### The request
Copy the material that follows word for word and omit its pictures.

━━━ Material provided ━━━

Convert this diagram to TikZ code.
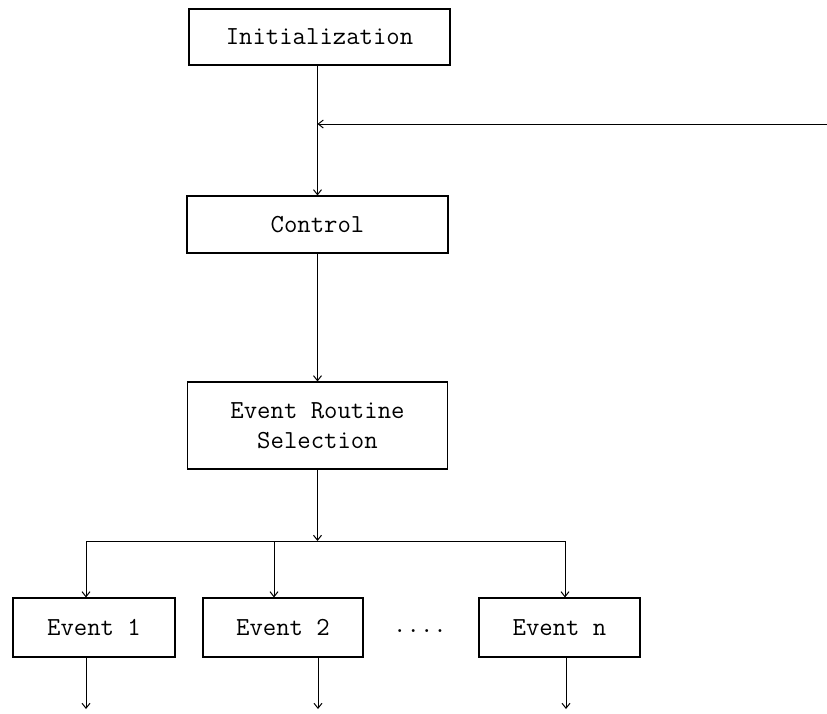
\documentclass[tikz,border=0pt]{standalone}
\usetikzlibrary{arrows.meta}
\begin{document}
\begin{tikzpicture}[x=1pt,y=-1pt,
  box/.style={draw, line width=1.1pt, inner sep=0pt, font=\ttfamily\fontsize{26}{30}\selectfont, align=center},
  lbl/.style={inner sep=0pt, font=\ttfamily\fontsize{26}{30}\selectfont},
  conn/.style={line width=1pt, -{Straight Barb[length=5pt,width=8pt]}},
  plain/.style={line width=1pt}]
\useasboundingbox (0,0) rectangle (827,713);
\node[box, minimum width=261pt, minimum height=56pt] (init) at (319.5,37) {Initialization};
\node[box, minimum width=261pt, minimum height=57pt] (ctrl) at (317.5,224.5) {Control};
\node[box, minimum width=260pt, minimum height=87pt] (ers) at (317.5,425.5) {Event Routine\\Selection};
\node[box, minimum width=162pt, minimum height=59pt] (e1) at (94,627.5) {Event 1};
\node[box, minimum width=160pt, minimum height=59pt] (e2) at (283,627.5) {Event 2};
\node[box, minimum width=161pt, minimum height=59pt] (en) at (559.5,627.5) {Event n};
\node[lbl] (dots) at (420,631) {....};
\coordinate (fbR) at (827,124);
\coordinate (bus) at (317.5,541);
\coordinate (busL) at (86,541);
\coordinate (busM) at (274,541);
\coordinate (busR) at (565,541);
\coordinate (o1) at (86,709);
\coordinate (o2) at (318,709);
\coordinate (on) at (566,709);
\draw[conn] (init.south -| ctrl.north) -- (ctrl.north);
\draw[conn] (fbR) -- (fbR -| ctrl.north);
\draw[conn] (ctrl.south) -- (ers.north);
\draw[conn] (ers.south) -- (bus);
\draw[plain] (busL) -- (busR);
\draw[conn] (busL) -- (busL |- e1.north);
\draw[conn] (busM) -- (busM |- e2.north);
\draw[conn] (busR) -- (busR |- en.north);
\draw[conn] (o1 |- e1.south) -- (o1);
\draw[conn] (o2 |- e2.south) -- (o2);
\draw[conn] (on |- en.south) -- (on);
\end{tikzpicture}
\end{document}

━━━

### Exercise response
Convert this diagram to TikZ code.
\documentclass[tikz,border=0pt]{standalone}
\usetikzlibrary{arrows.meta}
\begin{document}
\begin{tikzpicture}[x=1pt,y=-1pt,
  box/.style={draw, line width=1.1pt, inner sep=0pt, font=\ttfamily\fontsize{26}{30}\selectfont, align=center},
  lbl/.style={inner sep=0pt, font=\ttfamily\fontsize{26}{30}\selectfont},
  conn/.style={line width=1pt, -{Straight Barb[length=5pt,width=8pt]}},
  plain/.style={line width=1pt}]
\useasboundingbox (0,0) rectangle (827,713);
\node[box, minimum width=261pt, minimum height=56pt] (init) at (319.5,37) {Initialization};
\node[box, minimum width=261pt, minimum height=57pt] (ctrl) at (317.5,224.5) {Control};
\node[box, minimum width=260pt, minimum height=87pt] (ers) at (317.5,425.5) {Event Routine\\Selection};
\node[box, minimum width=162pt, minimum height=59pt] (e1) at (94,627.5) {Event 1};
\node[box, minimum width=160pt, minimum height=59pt] (e2) at (283,627.5) {Event 2};
\node[box, minimum width=161pt, minimum height=59pt] (en) at (559.5,627.5) {Event n};
\node[lbl] (dots) at (420,631) {....};
\coordinate (fbR) at (827,124);
\coordinate (bus) at (317.5,541);
\coordinate (busL) at (86,541);
\coordinate (busM) at (274,541);
\coordinate (busR) at (565,541);
\coordinate (o1) at (86,709);
\coordinate (o2) at (318,709);
\coordinate (on) at (566,709);
\draw[conn] (init.south -| ctrl.north) -- (ctrl.north);
\draw[conn] (fbR) -- (fbR -| ctrl.north);
\draw[conn] (ctrl.south) -- (ers.north);
\draw[conn] (ers.south) -- (bus);
\draw[plain] (busL) -- (busR);
\draw[conn] (busL) -- (busL |- e1.north);
\draw[conn] (busM) -- (busM |- e2.north);
\draw[conn] (busR) -- (busR |- en.north);
\draw[conn] (o1 |- e1.south) -- (o1);
\draw[conn] (o2 |- e2.south) -- (o2);
\draw[conn] (on |- en.south) -- (on);
\end{tikzpicture}
\end{document}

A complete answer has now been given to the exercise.